5 Use Case: Access to European Statistical System Microdata (European Microdata)

How does the microdata access system work in practice? Eurostat applies a two-step procedure to grant access to microdata for research purposes. In the first step, organisations interested in accessing European microdata submit an application for recognition to Eurostat. In the second step, researchers from recognised research entities submit their concrete research proposals.Footnote 4

Step 1 Recognition as a Research Entity

The recognition of research entities aims at identifying those organisations (or specific departments of the organisations) that carry out research and can be entrusted with confidential data. The assessment criteria refer to the purpose of the entity, its available list of publications and scientific independence. The entities must also describe security measures in place for microdata protection.
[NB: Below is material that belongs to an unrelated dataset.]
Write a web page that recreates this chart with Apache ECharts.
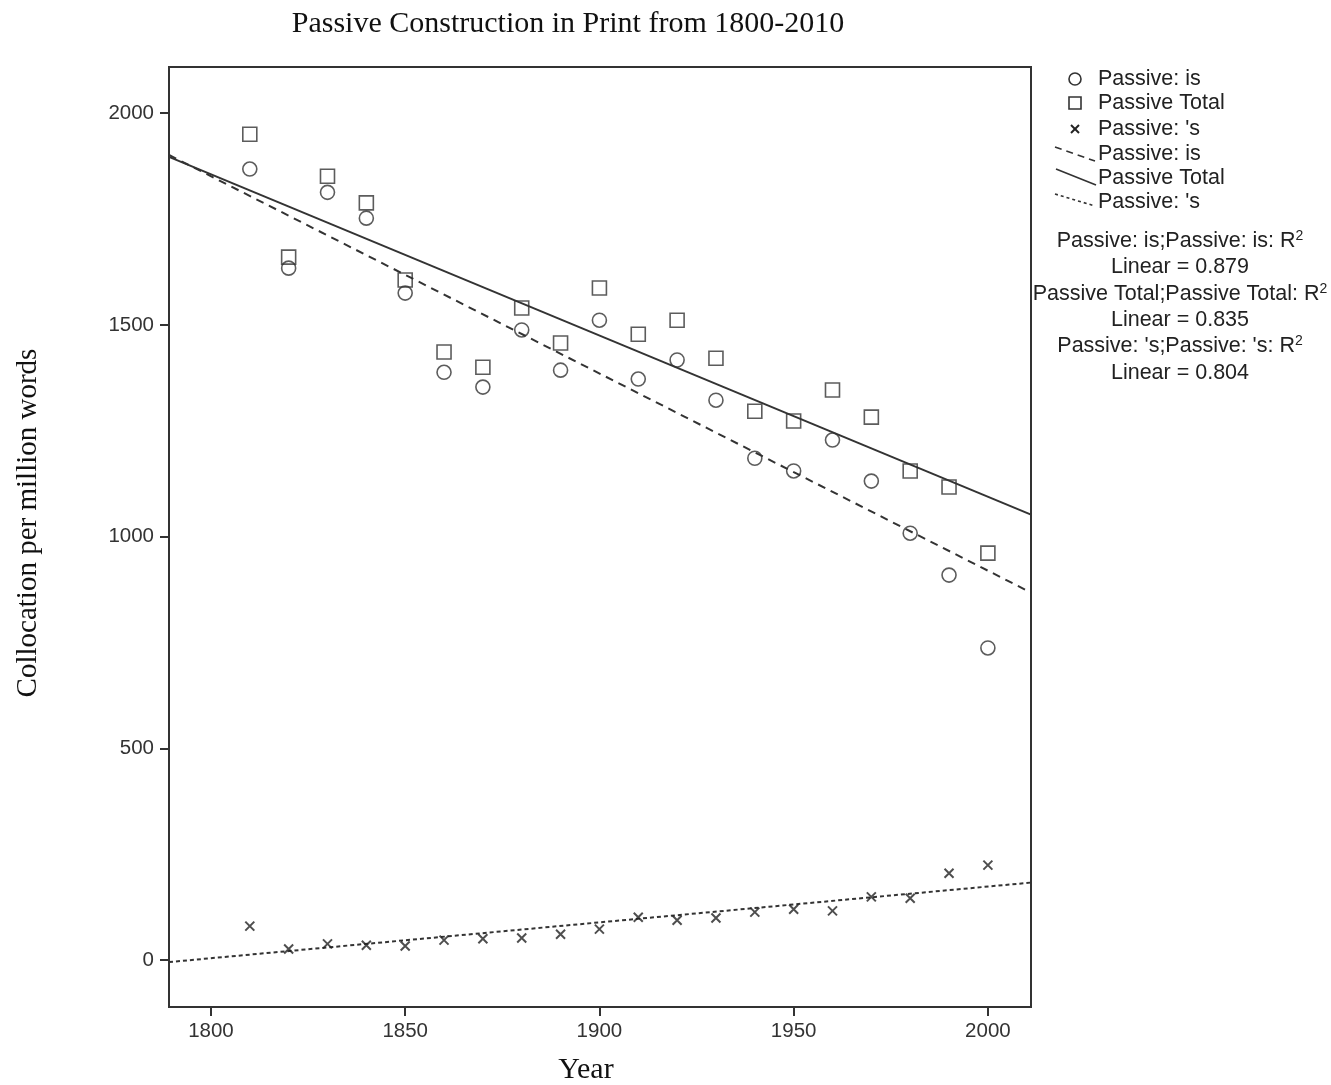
<!DOCTYPE html>
<html><head><meta charset="utf-8">
<script src="https://cdn.jsdelivr.net/npm/echarts@6/dist/echarts.min.js"></script>
<style>html,body{margin:0;padding:0;background:#fff}#c{width:1331px;height:1085px}</style>
</head><body><div id="c"></div>
<script>
const years = [1810,1820,1830,1840,1850,1860,1870,1880,1890,1900,1910,1920,1930,1940,1950,1960,1970,1980,1990,2000];
const passiveIs = [1868,1634,1813,1752,1575,1388,1353,1488,1393,1511,1372,1417,1322,1185,1155,1228,1131,1008,909,737];
const passiveTotal = [1950,1660,1851,1788,1606,1436,1400,1540,1457,1587,1478,1511,1421,1296,1273,1346,1282,1155,1117,961];
const passiveS = [80,26,38,35,33,47,50,52,61,73,101,94,99,113,120,116,149,146,205,224];
const xTicks = [1800,1850,1900,1950,2000];
const yTicks = [0,500,1000,1500,2000];
const r2Labels = [['Passive: is;Passive: is: R','Linear = 0.879'],['Passive Total;Passive Total: R','Linear = 0.835'],["Passive: 's;Passive: 's: R",'Linear = 0.804']];
const legendNames = ['Passive: is','Passive Total',"Passive: 's"];

const XMIN = 1789.2, XMAX = 2011.1, YMIN = -111, YMAX = 2109;

function fit(xs, ys){
  const n = xs.length;
  const mx = xs.reduce((a,b)=>a+b,0)/n, my = ys.reduce((a,b)=>a+b,0)/n;
  let sxy=0,sxx=0;
  for(let i=0;i<n;i++){sxy+=(xs[i]-mx)*(ys[i]-my);sxx+=(xs[i]-mx)**2;}
  const b=sxy/sxx, a=my-b*mx;
  return [[XMIN,a+b*XMIN],[XMAX,a+b*XMAX]];
}
const pairs = arr => years.map((y,i)=>[y,arr[i]]);
const ink = '#333';
const serif = '"Liberation Serif","DejaVu Serif",serif';
const sans = '"Liberation Sans",Arial,sans-serif';
const crossPath = 'path://M0,0L10,10M10,0L0,10';

const chart = echarts.init(document.getElementById('c'));

const lx = 1075, ltx = 1098, rowY = [79,103,129,154,178,202];
const graphics = [];
const st = {fill:'none',stroke:ink,lineWidth:1.6};
graphics.push({type:'circle',shape:{cx:lx,cy:rowY[0],r:6},style:st});
graphics.push({type:'rect',shape:{x:lx-6,y:rowY[1]-6,width:12,height:12},style:st});
graphics.push({type:'line',shape:{x1:lx-4,y1:rowY[2]-4,x2:lx+4,y2:rowY[2]+4},style:{stroke:'#222',lineWidth:2}});
graphics.push({type:'line',shape:{x1:lx+4,y1:rowY[2]-4,x2:lx-4,y2:rowY[2]+4},style:{stroke:'#222',lineWidth:2}});
const iconLines = [
  {x1:1055,y1:147,x2:1095,y2:161,dash:[7,5]},
  {x1:1056,y1:169,x2:1096,y2:185,dash:null},
  {x1:1055,y1:194,x2:1095,y2:206,dash:[3,3]}
];
iconLines.forEach(l=>{
  const s = {stroke:ink,lineWidth:1.6};
  if(l.dash) s.lineDash = l.dash;
  graphics.push({type:'line',shape:{x1:l.x1,y1:l.y1,x2:l.x2,y2:l.y2},style:s});
});
for(let k=0;k<6;k++){
  graphics.push({type:'text',x:ltx,y:rowY[k],style:{text:legendNames[k%3],font:'21.5px '+sans,fill:'#222',textVerticalAlign:'middle'}});
}
const r2Y=[241,267,294,320,346,373];
for(let k=0;k<3;k++){
  graphics.push({type:'text',x:1180,y:r2Y[2*k],style:{rich:{sup:{fontSize:14,verticalAlign:'top',padding:[0,0,10,0],fontFamily:sans,fill:'#222'}},text:r2Labels[k][0]+'{sup|2}',font:'21.5px '+sans,fill:'#222',textAlign:'center',textVerticalAlign:'middle'}});
  graphics.push({type:'text',x:1180,y:r2Y[2*k+1],style:{text:r2Labels[k][1],font:'21.5px '+sans,fill:'#222',textAlign:'center',textVerticalAlign:'middle'}});
}
graphics.push({type:'text',x:586,y:1070,style:{text:'Year',font:'30px '+serif,fill:'#111',textAlign:'center',textVerticalAlign:'middle'}});
graphics.push({type:'text',x:28,y:523,rotation:Math.PI/2,style:{text:'Collocation per million words',font:'29px '+serif,fill:'#111',textAlign:'center',textVerticalAlign:'middle'}});

chart.setOption({
  animation:false,
  backgroundColor:'#fff',
  title:{text:'Passive Construction in Print from 1800-2010',left:563,top:4,textAlign:'center',
    textStyle:{fontFamily:serif,fontSize:30,fontWeight:'normal',color:'#111'}},
  grid:{left:169,right:300,top:67,bottom:78,show:true,borderColor:ink,borderWidth:2,backgroundColor:'transparent'},
  xAxis:{type:'value',min:XMIN,max:XMAX,
    splitLine:{show:false},axisLine:{show:true,onZero:false,lineStyle:{color:ink,width:2}},
    axisTick:{show:true,length:9,lineStyle:{color:ink,width:2},customValues:xTicks},
    axisLabel:{customValues:xTicks,formatter:v=>String(v),fontFamily:sans,fontSize:20.5,color:'#333',margin:14}},
  yAxis:{type:'value',min:YMIN,max:YMAX,
    splitLine:{show:false},axisLine:{show:true,onZero:false,lineStyle:{color:ink,width:2}},
    axisTick:{show:true,length:9,lineStyle:{color:ink,width:2},customValues:yTicks},
    axisLabel:{customValues:yTicks,formatter:v=>String(v),fontFamily:sans,fontSize:20.5,color:'#333',margin:15}},
  graphic:graphics,
  series:[
    {type:'line',data:fit(years,passiveIs),symbol:'none',lineStyle:{color:ink,width:2,type:[8,6]},z:1},
    {type:'line',data:fit(years,passiveTotal),symbol:'none',lineStyle:{color:ink,width:2,type:'solid'},z:1},
    {type:'line',data:fit(years,passiveS),symbol:'none',lineStyle:{color:ink,width:2,type:[4,3]},z:1},
    {type:'scatter',name:'Passive: is',data:pairs(passiveIs),symbol:'circle',symbolSize:14,
      itemStyle:{color:'rgba(0,0,0,0)',borderColor:ink,borderWidth:1.6},z:3},
    {type:'scatter',name:'Passive Total',data:pairs(passiveTotal),symbol:'rect',symbolSize:14,
      itemStyle:{color:'rgba(0,0,0,0)',borderColor:ink,borderWidth:1.6},z:3},
    {type:'scatter',name:"Passive: 's",data:pairs(passiveS),symbol:crossPath,symbolSize:9,
      itemStyle:{color:'rgba(0,0,0,0)',borderColor:'#222',borderWidth:2},z:3}
  ]
});
</script></body></html>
The content of the application is evaluated by Eurostat. Upon positive assessment, the head of a recognised research entity signs the commitment that the microdata will be used and protected according to the terms agreed. Eurostat publishes the list of recognised research entities on its website.Footnote 5

To date (2017) more than 700 research entities were recognised. The majority of them are universities and research organisations (see Fig. 4).

Fig. 4
figure 4

Types of recognised research entities (in 2017)

Recognition of research entities was introduced by Eurostat to provide a contractual link with the legal entities, rather than with individual researchers.Footnote 6

Step 2 Submission of Research Proposal

In the second step, researchers from recognised entities submit their concrete research proposals to Eurostat. Eurostat then consults all national statistical authorities that provided the data. If an NSA refuses the access, the data of that country are removed from the microdata file.

To be eligible, the research proposal must specify the scientific purpose of the research in sufficient detail, justify the need to use microdata and present the expected outcomes of the research. The results of the research must be made public. Each researcher named in the research proposal as a potential user of the microdata signs an individual confidentiality declaration, in which he or she commits to respect the specific terms of use of confidential data.

In the research proposal, researchers choose the microdata collections they are interested in. In 2017 Eurostat granted access to microdata to 12 data collections (see Annex 1). Most of the European microdatasets are released as scientific-use files.Footnote 7 The datasets most frequently demanded by researchers are EU Statistics on Income and Living Conditions (EU-SILC) and Labour Force Survey (LFS). Together they account for more than 70% of all access requests.

When the research proposal is accepted, the data are made available to the researchers. Researchers may access the data for the period specified in the research proposal. If so requested, researchers receive new releases of the approved microdatasets.

Once the project is finalised, researchers send Eurostat the resulting publications, which are made available on the dedicated website.Footnote 8 Researchers must also destroy the confidential data received.

Eurostat receives around 350 applications for access to microdata per year.

6 Conclusions

The ESS microdata access system is specific as it creates a single entry point of access to European microdata owned by the NSAs. NSAs agree on the general access conditions (Regulation 557/2013) and are directly involved in decisions on the release of particular datasets in particular ways (anonymisation method and mode of access), and for particular projects (all NSAs are consulted about each access request).

For Eurostat, access to microdata has become a well-established process. Recently, Eurostat worked on modernising the microdata access system, e.g. launching online forms for microdata access applications and piloting online transmission of scientific-use files. The future plans aim to develop remote execution and to publish more public-use files.Footnote 9 Closer collaboration with organisations such as CESSDA (Consortium of European Social Science Data Archives) should contribute to the improvement of microdata access services provided by Eurostat.